The request ::
The line containing "ctx.strokeRect(chartArea.left, chartArea.top, chartArea.right" marks the end: extract everything from the first line of the data through that line, exactly, with no pictures.

Provided material ::

::::::::::

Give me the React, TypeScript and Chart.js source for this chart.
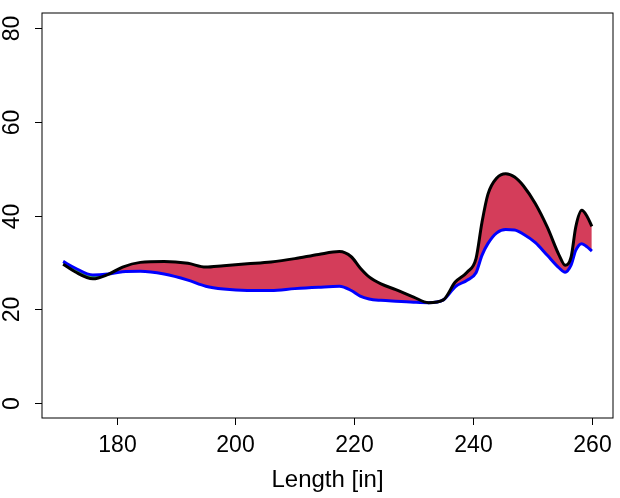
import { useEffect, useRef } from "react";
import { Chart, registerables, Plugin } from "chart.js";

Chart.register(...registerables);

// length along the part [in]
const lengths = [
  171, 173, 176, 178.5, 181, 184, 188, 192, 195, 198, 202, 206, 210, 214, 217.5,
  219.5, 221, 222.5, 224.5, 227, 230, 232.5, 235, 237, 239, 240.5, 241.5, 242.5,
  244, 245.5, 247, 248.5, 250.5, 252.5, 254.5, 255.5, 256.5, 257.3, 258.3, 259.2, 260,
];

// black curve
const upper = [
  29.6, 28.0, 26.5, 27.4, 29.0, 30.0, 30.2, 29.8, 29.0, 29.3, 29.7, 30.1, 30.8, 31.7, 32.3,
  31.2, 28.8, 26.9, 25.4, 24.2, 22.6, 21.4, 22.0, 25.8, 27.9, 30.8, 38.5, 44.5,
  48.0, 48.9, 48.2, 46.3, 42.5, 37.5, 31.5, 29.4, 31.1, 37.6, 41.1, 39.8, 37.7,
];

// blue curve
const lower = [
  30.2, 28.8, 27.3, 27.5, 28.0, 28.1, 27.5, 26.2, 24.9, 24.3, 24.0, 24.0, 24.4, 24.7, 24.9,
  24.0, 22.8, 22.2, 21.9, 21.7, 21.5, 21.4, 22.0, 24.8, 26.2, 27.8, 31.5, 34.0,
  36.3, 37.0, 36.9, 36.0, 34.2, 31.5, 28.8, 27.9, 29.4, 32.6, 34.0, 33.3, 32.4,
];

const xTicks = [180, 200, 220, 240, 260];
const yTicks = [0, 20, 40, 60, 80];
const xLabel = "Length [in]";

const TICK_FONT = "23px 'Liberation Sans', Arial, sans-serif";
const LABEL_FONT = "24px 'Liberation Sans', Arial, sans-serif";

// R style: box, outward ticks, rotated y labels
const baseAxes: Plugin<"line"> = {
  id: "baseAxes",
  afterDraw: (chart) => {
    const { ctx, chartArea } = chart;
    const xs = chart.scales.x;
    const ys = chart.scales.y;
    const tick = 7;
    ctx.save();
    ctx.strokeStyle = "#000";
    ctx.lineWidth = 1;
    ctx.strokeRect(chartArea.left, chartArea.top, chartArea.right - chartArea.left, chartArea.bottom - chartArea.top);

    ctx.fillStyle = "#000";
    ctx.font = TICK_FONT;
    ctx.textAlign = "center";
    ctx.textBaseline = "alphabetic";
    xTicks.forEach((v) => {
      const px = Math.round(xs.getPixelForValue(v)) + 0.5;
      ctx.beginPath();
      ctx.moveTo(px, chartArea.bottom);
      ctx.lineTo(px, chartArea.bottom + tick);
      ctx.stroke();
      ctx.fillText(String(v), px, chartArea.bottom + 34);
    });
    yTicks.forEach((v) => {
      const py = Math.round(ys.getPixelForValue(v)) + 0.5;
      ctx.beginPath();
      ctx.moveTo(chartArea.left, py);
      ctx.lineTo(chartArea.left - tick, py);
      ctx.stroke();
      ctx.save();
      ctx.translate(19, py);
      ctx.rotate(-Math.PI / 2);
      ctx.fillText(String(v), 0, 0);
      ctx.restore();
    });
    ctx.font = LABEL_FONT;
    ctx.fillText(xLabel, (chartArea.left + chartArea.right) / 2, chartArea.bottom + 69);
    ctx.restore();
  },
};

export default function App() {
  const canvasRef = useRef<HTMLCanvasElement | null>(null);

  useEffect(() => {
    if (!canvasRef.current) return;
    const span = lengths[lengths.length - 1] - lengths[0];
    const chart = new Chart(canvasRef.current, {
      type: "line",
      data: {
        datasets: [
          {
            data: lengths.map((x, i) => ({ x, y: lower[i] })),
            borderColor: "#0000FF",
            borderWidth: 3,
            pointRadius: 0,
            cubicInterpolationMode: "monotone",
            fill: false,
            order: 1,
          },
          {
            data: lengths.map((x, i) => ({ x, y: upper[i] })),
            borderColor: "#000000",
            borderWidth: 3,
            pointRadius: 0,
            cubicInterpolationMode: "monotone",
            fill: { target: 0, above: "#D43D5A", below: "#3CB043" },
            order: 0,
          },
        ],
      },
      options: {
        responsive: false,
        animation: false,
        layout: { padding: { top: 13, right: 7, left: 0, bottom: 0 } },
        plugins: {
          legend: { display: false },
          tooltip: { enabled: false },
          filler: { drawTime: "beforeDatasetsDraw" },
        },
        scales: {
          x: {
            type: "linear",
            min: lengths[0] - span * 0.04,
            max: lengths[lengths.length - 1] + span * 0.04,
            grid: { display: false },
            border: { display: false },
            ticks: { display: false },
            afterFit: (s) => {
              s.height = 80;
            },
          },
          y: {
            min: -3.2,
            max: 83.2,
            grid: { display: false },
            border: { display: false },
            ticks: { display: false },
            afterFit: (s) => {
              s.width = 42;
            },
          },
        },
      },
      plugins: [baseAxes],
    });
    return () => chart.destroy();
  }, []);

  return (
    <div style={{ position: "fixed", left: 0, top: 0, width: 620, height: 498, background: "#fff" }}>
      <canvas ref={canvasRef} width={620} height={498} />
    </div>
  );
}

::::::::::

Result of this exercise ::
Give me the React, TypeScript and Chart.js source for this chart.
import { useEffect, useRef } from "react";
import { Chart, registerables, Plugin } from "chart.js";

Chart.register(...registerables);

// length along the part [in]
const lengths = [
  171, 173, 176, 178.5, 181, 184, 188, 192, 195, 198, 202, 206, 210, 214, 217.5,
  219.5, 221, 222.5, 224.5, 227, 230, 232.5, 235, 237, 239, 240.5, 241.5, 242.5,
  244, 245.5, 247, 248.5, 250.5, 252.5, 254.5, 255.5, 256.5, 257.3, 258.3, 259.2, 260,
];

// black curve
const upper = [
  29.6, 28.0, 26.5, 27.4, 29.0, 30.0, 30.2, 29.8, 29.0, 29.3, 29.7, 30.1, 30.8, 31.7, 32.3,
  31.2, 28.8, 26.9, 25.4, 24.2, 22.6, 21.4, 22.0, 25.8, 27.9, 30.8, 38.5, 44.5,
  48.0, 48.9, 48.2, 46.3, 42.5, 37.5, 31.5, 29.4, 31.1, 37.6, 41.1, 39.8, 37.7,
];

// blue curve
const lower = [
  30.2, 28.8, 27.3, 27.5, 28.0, 28.1, 27.5, 26.2, 24.9, 24.3, 24.0, 24.0, 24.4, 24.7, 24.9,
  24.0, 22.8, 22.2, 21.9, 21.7, 21.5, 21.4, 22.0, 24.8, 26.2, 27.8, 31.5, 34.0,
  36.3, 37.0, 36.9, 36.0, 34.2, 31.5, 28.8, 27.9, 29.4, 32.6, 34.0, 33.3, 32.4,
];

const xTicks = [180, 200, 220, 240, 260];
const yTicks = [0, 20, 40, 60, 80];
const xLabel = "Length [in]";

const TICK_FONT = "23px 'Liberation Sans', Arial, sans-serif";
const LABEL_FONT = "24px 'Liberation Sans', Arial, sans-serif";

// R style: box, outward ticks, rotated y labels
const baseAxes: Plugin<"line"> = {
  id: "baseAxes",
  afterDraw: (chart) => {
    const { ctx, chartArea } = chart;
    const xs = chart.scales.x;
    const ys = chart.scales.y;
    const tick = 7;
    ctx.save();
    ctx.strokeStyle = "#000";
    ctx.lineWidth = 1;
    ctx.strokeRect(chartArea.left, chartArea.top, chartArea.right - chartArea.left, chartArea.bottom - chartArea.top);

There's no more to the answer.